Nommé LeWeb, le petit événement va très vite prendre de l’ampleur pour devenir l’une des grandes messes européennes de l’entrepreneuriat. Les légendes de la tech s’y succèdent : Jack Dorsey viendra y lancer Square et c’est dans un couloir du salon que Travis Kalanick va avoir l’idée qui deviendra Uber, etc. Loïc Le Meur semble avoir répondu à un grand nombre des injonctions sociétales. On le voit au sommet de Davos, il déjeune avec le président Sarkozy. Il est à ses côtés en 2007 pour animer la campagne participative de l'UMP. Sa conférence LeWeb est alors devenue un rendez-vous incontournable de l’écosystème. L’entrepreneur n’est pourtant pas heureux. Il revend LeWeb (même s’il regrette encore aujourd’hui ce choix) et divorce à 40 ans. Loic Le Meur va beaucoup se chercher jusqu’au jour où, à 45 ans, il fait la connaissance d’une tribu en plein cœur de la forêt amazonienne.

Une prise de conscience pour Loïc Le Meur

Ce sera le début d’une longue prise de conscience pour Loïc Le Meur qui va multiplier les rencontres avec différents peuples premiers. Il va s’immerger dans leurs cultures en passant de longues périodes à leur contact, participant à de nombreuses cérémonies. Il rencontrera notamment les Kogi, un peuple vivant dans les montagnes de la Sierra Nevada de Santa Marta (Colombie). « Pour moi, c’est l’un des peuples les plus avancés au monde, confie Loïc Le Meur à Maddyness. C’est du niveau des bâtisseurs des pyramides d’Égypte. Ce ne sont pas des extraterrestres… ils sont humains, mais ils sont connectés à l’univers d’une manière totalement différente de nous. ».

Plus il passe de temps à leurs contacts, et plus il façonne une fascination pour ces peuples qui lui apprennent à voir le monde sous un nouvel angle. « Je ne suis pas du tout contre les nouvelles technologies, précise-t-il. Mais ces peuples sont détenteurs d’un savoir qui est plus précieux que la plupart de nos savoirs à nous. Ils sont véritablement les meilleurs gardiens de la nature. ».

LeWeb de la forêt

Marqué par cette expérience, avec sa complice Magdalena Sartori, Loïc Le Meur s’est demandé comment il pouvait faire pour ramener cette expérience de (dé)connexion au plus grand nombre. La création d’une conférence était à la fois la solution la plus évidente et la plus adaptée.

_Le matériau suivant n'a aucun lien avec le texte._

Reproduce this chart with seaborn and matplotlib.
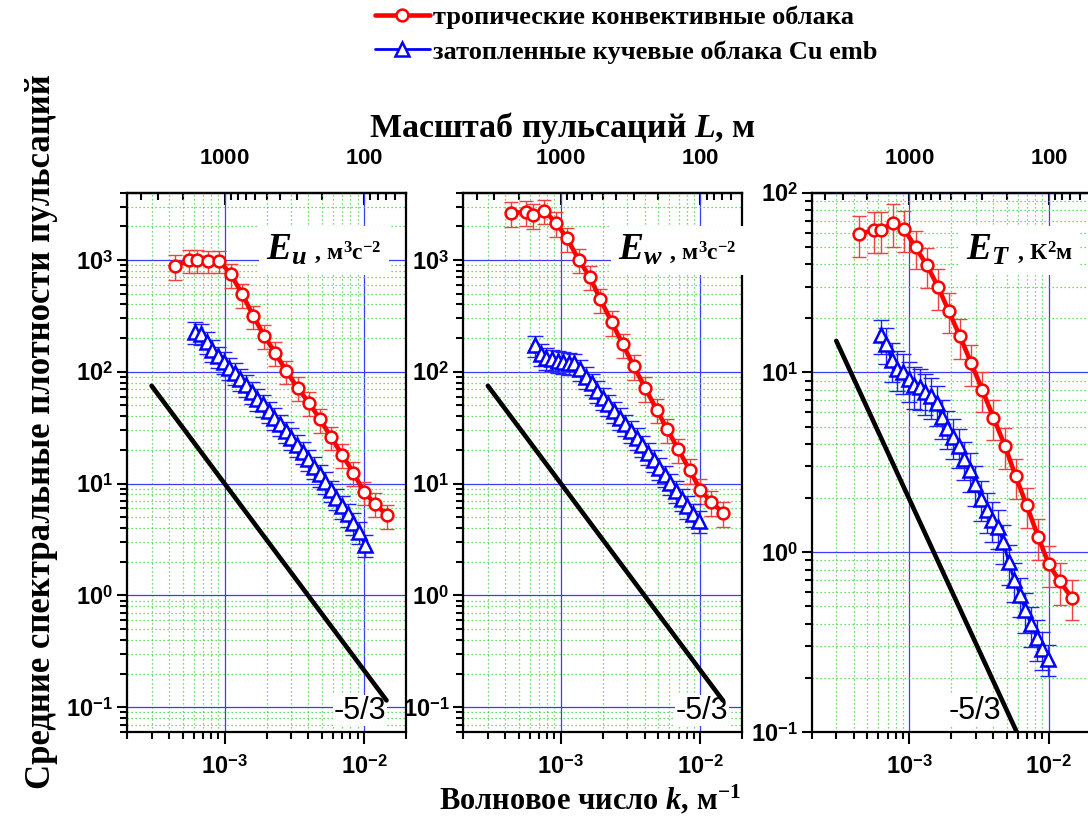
import numpy as np
import pandas as pd
import matplotlib
matplotlib.use("Agg")
import matplotlib.pyplot as plt
import seaborn as sns
from matplotlib.ticker import FixedLocator, LogLocator, NullFormatter, FuncFormatter
from matplotlib.offsetbox import TextArea, HPacker, AnchoredOffsetbox

# ---------------- data ----------------
k_trop = [4.4e-4, 5.6e-4, 6.3e-4, 7.6e-4, 9.2e-4, 1.11e-3, 1.34e-3, 1.61e-3, 1.92e-3, 2.31e-3,
          2.78e-3, 3.34e-3, 4.02e-3, 4.86e-3, 5.8e-3, 6.96e-3, 8.4e-3, 1.0e-2, 1.2e-2, 1.46e-2]
Eu_trop = [880, 1000, 1000, 980, 980, 745, 495, 316, 210, 148, 101, 72, 53, 37.5, 26, 18.2, 12.5, 8.4, 6.6, 5.2]
Eu_trop_err = [220, 230, 230, 220, 220, 180, 120, 75, 50, 35, 24, 17, 12.5, 9, 6.2, 4.4, 3.0, 2.0, 1.6, 1.3]
Ew_trop = [2620, 2710, 2530, 2770, 2160, 1560, 1010, 710, 445, 281, 176, 112, 72, 46, 30.5, 20.2, 13.2, 8.8, 6.85, 5.46]
Ew_trop_err = [650, 680, 630, 690, 540, 390, 250, 175, 110, 70, 44, 28, 18, 11.5, 7.6, 5.0, 3.3, 2.2, 1.7, 1.4]
ET_trop = [58.9, 62, 62, 68, 62.8, 49.6, 39.5, 29.9, 22, 15.9, 11.3, 8.0, 5.6, 3.9, 2.64, 1.82, 1.22, 0.86, 0.69, 0.56]
ET_trop_err = [15, 16, 16, 18, 16, 12, 10, 7.5, 5.5, 4, 2.9, 2.0, 1.4, 1.0, 0.66, 0.46, 0.31, 0.22, 0.18, 0.14]

k_emb_u = [6.17e-4, 6.78e-4, 7.44e-4, 8.16e-4, 8.96e-4, 9.84e-4, 1.08e-3, 1.19e-3, 1.30e-3, 1.43e-3,
           1.57e-3, 1.72e-3, 1.89e-3, 2.07e-3, 2.28e-3, 2.5e-3, 2.74e-3, 3.01e-3, 3.3e-3, 3.63e-3,
           3.98e-3, 4.37e-3, 4.8e-3, 5.27e-3, 5.78e-3, 6.34e-3, 6.96e-3, 7.64e-3, 8.39e-3, 9.21e-3, 1.01e-2]
Eu_emb = [228, 220, 186, 158, 138, 123, 109, 98, 87, 76, 66, 57.7, 51, 44.4, 38.7, 33.8, 29.4, 25.6, 22.3, 19.2,
          16.5, 14.1, 12.1, 10.4, 8.7, 7.44, 6.27, 5.31, 4.48, 3.69, 2.85]
Eu_emb_err = [50, 48, 41, 35, 30, 27, 24, 21.5, 19, 17, 14.5, 12.7, 11.2, 9.8, 8.5, 7.4, 6.5, 5.6, 4.9, 4.2,
              3.6, 3.1, 2.7, 2.3, 1.9, 1.6, 1.4, 1.2, 1.0, 0.8, 0.65]

k_emb_w = [6.52e-4, 7.16e-4, 7.86e-4, 8.63e-4, 9.47e-4, 1.04e-3, 1.14e-3, 1.25e-3, 1.37e-3, 1.51e-3,
           1.66e-3, 1.82e-3, 2.0e-3, 2.19e-3, 2.4e-3, 2.64e-3, 2.9e-3, 3.18e-3, 3.49e-3, 3.83e-3,
           4.2e-3, 4.62e-3, 5.07e-3, 5.56e-3, 6.1e-3, 6.7e-3, 7.36e-3, 8.07e-3, 8.87e-3, 9.73e-3]
Ew_emb = [173, 144, 134, 129, 126, 123, 120, 119, 105, 90, 78.7, 67.6, 58.9, 51.3, 44.4, 39, 34, 29.6, 25.8, 22,
          18.8, 16.2, 13.8, 11.9, 10.1, 8.6, 7.3, 6.27, 5.31, 4.63]
Ew_emb_err = [38, 32, 30, 28, 28, 27, 26, 26, 23, 20, 17, 15, 13, 11.3, 9.8, 8.6, 7.5, 6.5, 5.7, 4.8,
              4.1, 3.6, 3.0, 2.6, 2.2, 1.9, 1.6, 1.4, 1.2, 1.0]

k_emb_T = [6.27e-4, 6.87e-4, 7.51e-4, 8.24e-4, 9.05e-4, 9.89e-4, 1.09e-3, 1.19e-3, 1.30e-3, 1.43e-3,
           1.57e-3, 1.71e-3, 1.88e-3, 2.07e-3, 2.26e-3, 2.48e-3, 2.72e-3, 2.98e-3, 3.27e-3, 3.59e-3,
           3.92e-3, 4.31e-3, 4.73e-3, 5.16e-3, 5.67e-3, 6.22e-3, 6.81e-3, 7.47e-3, 8.2e-3, 8.96e-3, 9.84e-3]
ET_emb = [16.1, 14.4, 11.7, 10.5, 10.1, 9.15, 8.5, 8.32, 7.8, 7.38, 6.72, 5.66, 4.94, 4.38, 3.89, 3.32, 2.86,
          2.41, 1.99, 1.71, 1.52, 1.38, 1.14, 0.88, 0.70, 0.575, 0.475, 0.397, 0.334, 0.29, 0.255]
ET_emb_err = [3.5, 3.2, 2.8, 2.6, 2.5, 2.3, 2.2, 2.1, 2.0, 1.9, 1.7, 1.4, 1.2, 1.1, 0.95, 0.8, 0.7, 0.6, 0.5,
              0.43, 0.38, 0.34, 0.28, 0.22, 0.17, 0.14, 0.12, 0.1, 0.085, 0.07, 0.05]

# -5/3 reference lines (end points)
ref_k_uw = [3.0e-4, 1.45e-2]
ref_E_uw = [75, 0.115]
ref_k_T = [3.0e-4, 5.9e-3]
ref_E_T = [15, 0.1]

y_ticks_uw = [1e-1, 1e0, 1e1, 1e2, 1e3]
y_ticks_T = [1e-1, 1e0, 1e1, 1e2]
x_ticks = [1e-3, 1e-2]
top_ticks = [1000, 100]

label_trop = "тропические конвективные облака"
label_emb = "затопленные кучевые облака Cu emb"

# ---------------- style ----------------
sns.set_theme(style="white")
plt.rcParams.update({
    "font.family": ["Liberation Serif", "DejaVu Serif"],
    "text.color": "black",
    "mathtext.fontset": "custom",
    "mathtext.rm": "Liberation Sans:bold",
    "mathtext.it": "Liberation Serif:italic:bold",
    "mathtext.bf": "Liberation Serif:bold",
})

RED = "#ff0000"
BLUE = "#0000ff"

fig = plt.figure(figsize=(10.88, 8.25), dpi=100)
W, H = 1088.0, 825.0
ax_bottom = 93 / H
ax_height = 539.3 / H
ax_width = 279 / W
lefts = [127 / W, 463.3 / W, 811.7 / W]
axes = [fig.add_axes([l, ax_bottom, ax_width, ax_height]) for l in lefts]


def pow_fmt(v, p):
    return r"$10^{%d}$" % int(round(np.log10(v)))


def inv(x):
    x = np.asarray(x, dtype=float)
    out = np.full_like(x, np.inf)
    nz = x != 0
    out[nz] = 1.0 / x[nz]
    return out


def style_axis(ax, ylim, yticks):
    ax.set_xscale("log")
    ax.set_yscale("log")
    ax.set_xlim(2e-4, 2e-2)
    ax.set_ylim(*ylim)
    ax.xaxis.set_major_locator(FixedLocator(x_ticks))
    ax.xaxis.set_minor_locator(LogLocator(base=10, subs=np.arange(2, 10), numticks=50))
    ax.xaxis.set_major_formatter(FuncFormatter(pow_fmt))
    ax.xaxis.set_minor_formatter(NullFormatter())
    ax.yaxis.set_major_locator(FixedLocator(yticks))
    ax.yaxis.set_minor_locator(LogLocator(base=10, subs=np.arange(2, 10), numticks=50))
    ax.yaxis.set_major_formatter(FuncFormatter(pow_fmt))
    ax.yaxis.set_minor_formatter(NullFormatter())
    ax.set_axisbelow(True)
    ax.grid(which="major", color="#3c3cff", lw=0.9, ls="-")
    ax.grid(which="minor", color="#3ad23a", lw=0.9, ls=(0, (1, 2.2)))
    ax.tick_params(which="both", direction="out", bottom=True, left=True, top=False, right=False,
                   width=1.5, color="black", labelcolor="black")
    ax.tick_params(axis="x", which="major", length=8.5, labelsize=17, pad=8)
    ax.tick_params(axis="x", which="minor", length=5)
    ax.tick_params(axis="y", which="major", length=7, labelsize=17, pad=3)
    ax.tick_params(axis="y", which="minor", length=5)
    for s in ax.spines.values():
        s.set_visible(True)
        s.set_color("black")
        s.set_linewidth(1.6)
    sec = ax.secondary_xaxis("top", functions=(inv, inv))
    sec.xaxis.set_major_locator(FixedLocator(top_ticks))
    sec.xaxis.set_minor_locator(LogLocator(base=10, subs=np.arange(2, 10), numticks=50))
    sec.xaxis.set_major_formatter(FuncFormatter(lambda v, p: r"$%d$" % int(round(v))))
    sec.xaxis.set_minor_formatter(NullFormatter())
    sec.tick_params(which="both", direction="in", width=1.5, color="black", labelcolor="black")
    sec.tick_params(which="major", length=8.5, labelsize=16, pad=17)
    sec.tick_params(which="minor", length=5)
    sec.spines["top"].set_linewidth(1.6)
    sec.spines["top"].set_color("black")


def draw(ax, k_t, e_t, err_t, k_e, e_e, err_e, rk, re):
    ax.errorbar(k_t, e_t, yerr=err_t, fmt="none", ecolor="#f04040", elinewidth=1.0,
                capsize=5, capthick=1.0, zorder=3)
    ax.errorbar(k_e, e_e, yerr=err_e, fmt="none", ecolor="#2020ff", elinewidth=1.0,
                capsize=5.5, capthick=1.0, zorder=3)
    df_ref = pd.DataFrame({"k": rk, "E": re})
    sns.lineplot(data=df_ref, x="k", y="E", ax=ax, color="black", lw=3.3, zorder=4)
    df_e = pd.DataFrame({"k": k_e, "E": e_e})
    sns.lineplot(data=df_e, x="k", y="E", ax=ax, color=BLUE, lw=2.0, marker="^", ms=9.5,
                 mfc="white", mec=BLUE, mew=1.8, zorder=5, label=label_emb)
    df_t = pd.DataFrame({"k": k_t, "E": e_t})
    sns.lineplot(data=df_t, x="k", y="E", ax=ax, color=RED, lw=3.3, marker="o", ms=8.5,
                 mfc="white", mec=RED, mew=1.8, zorder=6, label=label_trop)
    leg = ax.get_legend()
    if leg is not None:
        leg.remove()
    ax.set_xlabel("")
    ax.set_ylabel("")


def e_label(ax, sym, unit, xy):
    ta1 = TextArea(sym, textprops=dict(size=27, color="black"))
    ta2 = TextArea(unit, textprops=dict(size=17, weight="bold", color="black"))
    box = HPacker(children=[ta1, ta2], align="baseline", pad=0, sep=1)
    ab = AnchoredOffsetbox(loc="center", child=box, pad=0.45, frameon=True, borderpad=0,
                           bbox_to_anchor=xy, bbox_transform=ax.transAxes,
                           prop=dict(size=12))
    ab.patch.set_facecolor("white")
    ab.patch.set_edgecolor("none")
    ab.set_zorder(7)
    ax.add_artist(ab)


def slope_label(ax, x):
    ax.text(x, 0.012, "-5/3", transform=ax.transAxes, ha="center", va="bottom",
            family="Liberation Sans", size=22, color="black", zorder=2,
            bbox=dict(facecolor="white", edgecolor="none", pad=0.5))


panels = [
    (axes[0], (0.06, 4000), y_ticks_uw, k_trop, Eu_trop, Eu_trop_err, k_emb_u, Eu_emb, Eu_emb_err,
     ref_k_uw, ref_E_uw, r"$E_{u}$", r" , м$^{\mathbf{3}}$с$^{\mathbf{-2}}$", (0.705, 0.893), 0.835),
    (axes[1], (0.06, 4000), y_ticks_uw, k_trop, Ew_trop, Ew_trop_err, k_emb_w, Ew_emb, Ew_emb_err,
     ref_k_uw, ref_E_uw, r"$E_{w}$", r" , м$^{\mathbf{3}}$с$^{\mathbf{-2}}$", (0.768, 0.893), 0.856),
    (axes[2], (0.1, 100), y_ticks_T, k_trop, ET_trop, ET_trop_err, k_emb_T, ET_emb, ET_emb_err,
     ref_k_T, ref_E_T, r"$E_{T}$", r" , К$^{\mathbf{2}}$м", (0.745, 0.893), 0.585),
]

for (ax, ylim, yt, kt, et, ert, ke, ee, ere, rk, re, sym, unit, lxy, sx) in panels:
    style_axis(ax, ylim, yt)
    draw(ax, kt, et, ert, ke, ee, ere, rk, re)
    ax.set_xlim(2e-4, 2e-2)
    ax.set_ylim(*ylim)
    e_label(ax, sym, unit, lxy)
    slope_label(ax, sx)

# legend
handles, labels = axes[0].get_legend_handles_labels()
order = [labels.index(label_trop), labels.index(label_emb)]
fig.legend([handles[i] for i in order], [labels[i] for i in order],
           loc="upper left", bbox_to_anchor=(0.343, 0.995), frameon=False,
           prop=dict(family="Liberation Serif", weight="bold", size=19),
           handlelength=2.1, handletextpad=0.1, labelspacing=0.42, borderpad=0.05,
           borderaxespad=0)

# figure-level axis titles
fig.text(562 / W, 1 - 128 / H, "Масштаб пульсаций $L$, м", ha="center", va="center",
         size=24.5, weight="bold")
fig.text(590 / W, 1 - 800 / H, r"Волновое число $k$, м$^{\mathbf{-1}}$", ha="center", va="center",
         size=22, weight="bold")
fig.text(42 / W, 1 - 432 / H, "Средние спектральные плотности пульсаций", ha="center", va="center",
         rotation=90, size=25, weight="bold")

fig.savefig("out.png", dpi=100)
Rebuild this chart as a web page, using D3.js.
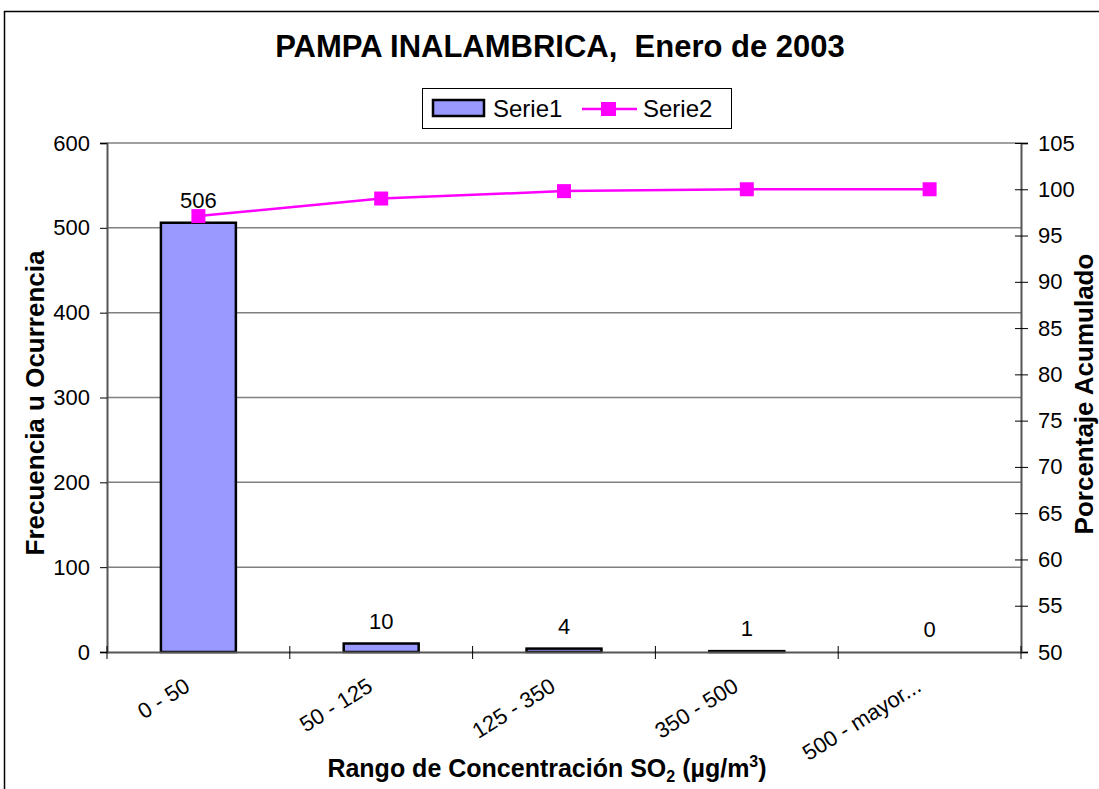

C’est la naissance de Paua, dont la deuxième édition a eu lieu à Station F en mai dernier : le seul événement où se côtoient des questions d’intelligence artificielle et de métavers, au côté de savoirs ancestraux en provenance de ces peuples racines. Une intersection incongrue qui donne naissance à des moments particulièrement riches. Comme quand l’entrepreneur Rand Hindi termine sa prise de parole sur l’IA et qu’un chef Kogi lève la main pour poser cette question : « Vous parlez d’intelligence artificielle, mais avez-vous demandé à la terre, à la nature, l’autorisation de faire quoi que ce soit d’artificiel ? ».

Loïc Le Meur a donc trouvé son rôle. « Nous avions plus de 400 journalistes à LeWeb, s’amuse l’entrepreneur. L’année dernière à Paua, il y en avait zéro. Cette année, nous en avons eu trois. ». L’événement réussit pourtant doucement à trouver sa place et à avoir un impact concret sur le terrain. Chaque année, Paua rassemble une communauté qui s’est mobilisée pour financer la préservation de la forêt.

« Cela a l’air d’être une conférence, mais ce sont les prémisses d’une plateforme pour le bien, commente Loïc Le Meur. J’ai toujours adoré connecter les gens et c’est en train de se passer avec la communauté Paua qui échange constamment. Je peux mourir demain et la communauté sera encore là, elle est complètement décentralisée, elle n’appartient à personne. On est en train de faire quelque chose qui va nous survivre… comme un réseau de mycélium, des champignons sous les arbres qui permettent à la nature de communiquer. Mais si tu coupes un arbre, et bien la forêt va rester. C’est un modèle décentralisé et autonome… comme le web3 au final ».